I guess the disillusionment has begun with the netbook; for a while Windows 7 was going to run on netbooks at speeds that would rival that of XP. But when Microsoft decided that netbooks needed to be redefined - the classic tactic of moving the goalposts when your argument misses its mark - then the scales fell from admiring eyes.

There's no need to wonder anymore: Windows 7 will be Vista Mark II. The time for illusions is over and the real stuff is being jammed into the innards of this great operating system - to use bizspeak, " as we speak, 24/7, seamlessly."

What has passed for a netbook all this time never was. No, the new specs which Microsoft has brought to the table are those of a low-end laptop. You need to pay through the nose for a toy too.

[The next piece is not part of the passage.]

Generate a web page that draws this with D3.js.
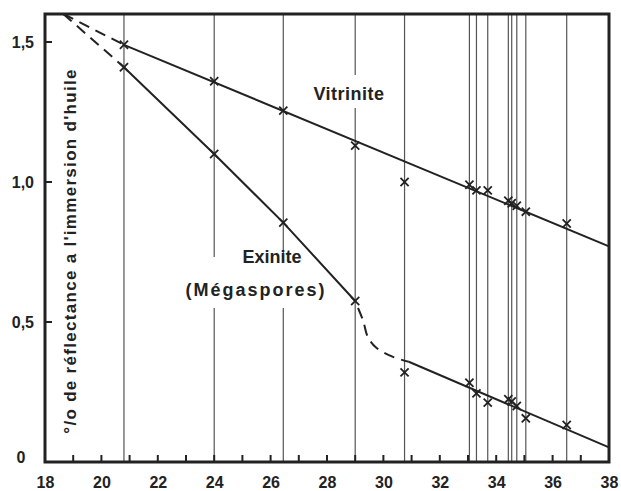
<!DOCTYPE html>
<html>
<head>
<meta charset="utf-8">
<script src="https://cdn.jsdelivr.net/npm/d3@7"></script>
<style>
  body { margin: 0; background: #fff; }
  text { font-family: "Liberation Sans", Arial, sans-serif; font-weight: bold; fill: #222; }
</style>
</head>
<body>
<div id="chart"></div>
<script>
var svgWidth = 621;
var svgHeight = 491;

var margin = { top: 14, right: 12, bottom: 29, left: 45 };
var width = svgWidth - margin.left - margin.right;
var height = svgHeight - margin.top - margin.bottom;

// sample positions (vertical lines) and measured reflectance
var samples = [20.8, 24, 26.45, 29, 30.75, 33.05, 33.3, 33.7, 34.43, 34.55, 34.73, 35.05, 36.5];
var vitrinite = [1.49, 1.36, 1.255, 1.13, 1.0, 0.99, 0.97, 0.97, 0.933, 0.924, 0.915, 0.894, 0.852];
var exinite = [1.41, 1.10, 0.855, 0.575, 0.32, 0.283, 0.245, 0.212, 0.224, 0.216, 0.20, 0.156, 0.132];

// drawn trend lines
var vitriniteFit = [[20.8, 1.49], [38, 0.77]];
var vitriniteDash = [[18.65, 1.6], [20.8, 1.49]];
var exiniteFit = [[20.8, 1.41], [24, 1.10], [26.45, 0.855], [29, 0.575]];
var exiniteDash = [[18.65, 1.6], [20.8, 1.41]];
var exiniteBend = [[29.1, 0.55], [29.28, 0.505], [29.45, 0.446], [29.75, 0.408], [30.3, 0.377], [30.9, 0.358]];
var exiniteTail = [[30.9, 0.358], [38, 0.052]];

var xLabels = d3.range(18, 39, 2);
var xMinor = d3.range(19, 38);
var yLabels = [0, 0.5, 1.0, 1.5];
var yMinor = [0.5, 1.0, 1.5];

var svg = d3.select("#chart")
  .append("svg")
  .attr("width", svgWidth)
  .attr("height", svgHeight);

var chartGroup = svg.append("g")
  .attr("transform", `translate(${margin.left}, ${margin.top})`);

var x = d3.scaleLinear().domain([18, 38]).range([0, width]);
var y = d3.scaleLinear().domain([0, 1.6]).range([height, 0]);

// vertical sample lines
chartGroup.selectAll(".vline")
  .data(samples)
  .enter()
  .append("line")
  .attr("x1", d => x(d))
  .attr("x2", d => x(d))
  .attr("y1", 0)
  .attr("y2", height)
  .attr("stroke", "#555")
  .attr("stroke-width", 1.2);

// white boxes behind labels (they break the sample lines)
chartGroup.append("rect")
  .attr("x", 310 - margin.left).attr("y", 75 - margin.top)
  .attr("width", 78).attr("height", 33)
  .attr("fill", "#fff");
chartGroup.append("rect")
  .attr("x", 180 - margin.left).attr("y", 257 - margin.top)
  .attr("width", 150).attr("height", 51)
  .attr("fill", "#fff");

var line = d3.line().x(d => x(d[0])).y(d => y(d[1]));
var curve = d3.line().x(d => x(d[0])).y(d => y(d[1])).curve(d3.curveCatmullRom);

function drawLine(pts, gen, dashed) {
  chartGroup.append("path")
    .datum(pts)
    .attr("d", gen)
    .attr("fill", "none")
    .attr("stroke", "#222")
    .attr("stroke-width", 2)
    .attr("stroke-dasharray", dashed ? "11,7" : null);
}

drawLine(vitriniteFit, line, false);
drawLine(vitriniteDash, line, true);
drawLine(exiniteFit, line, false);
drawLine(exiniteDash, line, true);
drawLine(exiniteBend, curve, true);
drawLine(exiniteTail, line, false);

// measured points
var cross = d3.symbol().type(d3.symbolTimes).size(45);
function drawPoints(values) {
  chartGroup.selectAll(null)
    .data(values)
    .enter()
    .append("path")
    .attr("d", cross)
    .attr("transform", (d, i) => `translate(${x(samples[i])}, ${y(d)})`)
    .attr("fill", "none")
    .attr("stroke", "#222")
    .attr("stroke-width", 1.8);
}
drawPoints(vitrinite);
drawPoints(exinite);

// axis labels
var bottomLabels = d3.axisBottom(x).tickValues(xLabels).tickSize(0).tickPadding(15).tickFormat(d3.format("d"));
var leftLabels = d3.axisLeft(y).tickValues(yLabels).tickSize(0).tickPadding(11)
  .tickFormat(d => d === 0 ? "0" : d3.format(".1f")(d).replace(".", ","));

var xl = chartGroup.append("g").attr("transform", `translate(0, ${height})`).call(bottomLabels);
var yl = chartGroup.append("g").call(leftLabels);
[xl, yl].forEach(g => g.select(".domain").remove());
xl.selectAll("text").style("font-size", "16px").attr("fill", "#222");
yl.selectAll("text").style("font-size", "16px").attr("fill", "#222");
// the zero label sits a little left and above
yl.selectAll(".tick").filter(d => d === 0).select("text")
  .attr("text-anchor", "middle").attr("x", -24).attr("dy", "0.05em");

// small inward ticks
chartGroup.selectAll(".xtick")
  .data(xMinor)
  .enter()
  .append("line")
  .attr("x1", d => x(d)).attr("x2", d => x(d))
  .attr("y1", height).attr("y2", height - 7)
  .attr("stroke", "#222")
  .attr("stroke-width", 2);

chartGroup.selectAll(".ytick")
  .data(yMinor)
  .enter()
  .append("line")
  .attr("x1", 0).attr("x2", 7)
  .attr("y1", d => y(d)).attr("y2", d => y(d))
  .attr("stroke", "#222")
  .attr("stroke-width", 2);

// frame
chartGroup.append("rect")
  .attr("width", width)
  .attr("height", height)
  .attr("fill", "none")
  .attr("stroke", "#222")
  .attr("stroke-width", 3);

// labels
svg.append("text")
  .attr("x", 349).attr("y", 100)
  .attr("text-anchor", "middle")
  .style("font-size", "18px")
  .style("letter-spacing", "0.5px")
  .text("Vitrinite");

svg.append("text")
  .attr("x", 272).attr("y", 263)
  .attr("text-anchor", "middle")
  .style("font-size", "18px")
  .text("Exinite");

svg.append("text")
  .attr("x", 256).attr("y", 296)
  .attr("text-anchor", "middle")
  .style("font-size", "18px")
  .style("letter-spacing", "2px")
  .text("(Mégaspores)");

svg.append("text")
  .attr("transform", "translate(76, 251) rotate(-90)")
  .attr("text-anchor", "middle")
  .style("font-size", "17px")
  .style("letter-spacing", "1.3px")
  .text("°/o de réflectance a l'immersion d'huile");
</script>
</body>
</html>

It looks like all the positive press about Windows 7 has emboldened the beast of Redmond to stretch out its claws. Customers are being told bluntly that they will have to pay more from now on - witness the case of the Australian charities and that of New Zealand.

The chickens are being counted well and truly before they are hatched.

They've even got Asus onside, to shout loud and clear that Linux has no future on netbooks. What did it take to come up with that kind of talk, that flies in the face of every bit of logic?

With Windows 7, it looks like Microsoft has shot its bolt. The Vista fiasco is going to be repeated. XP will have to be pulled out of the dustbins and retained on desktops as the world waits, in a breathless state, for Windows 8. Or 9. Or maybe 12.

The forthcoming launch of a new search service tells us one thing - the old one was a miserable failure. It's part of a tale that says much about Microsoft these days. With Ballmer guiding the ship, it looks like things are lurching from one crisis to another. Something like the Titanic on steroids.

The dud Zune has now been relaunched but it will fail too, in the face of the Apple challenge. Saddam Hussein's tactics don't work in this kind of war.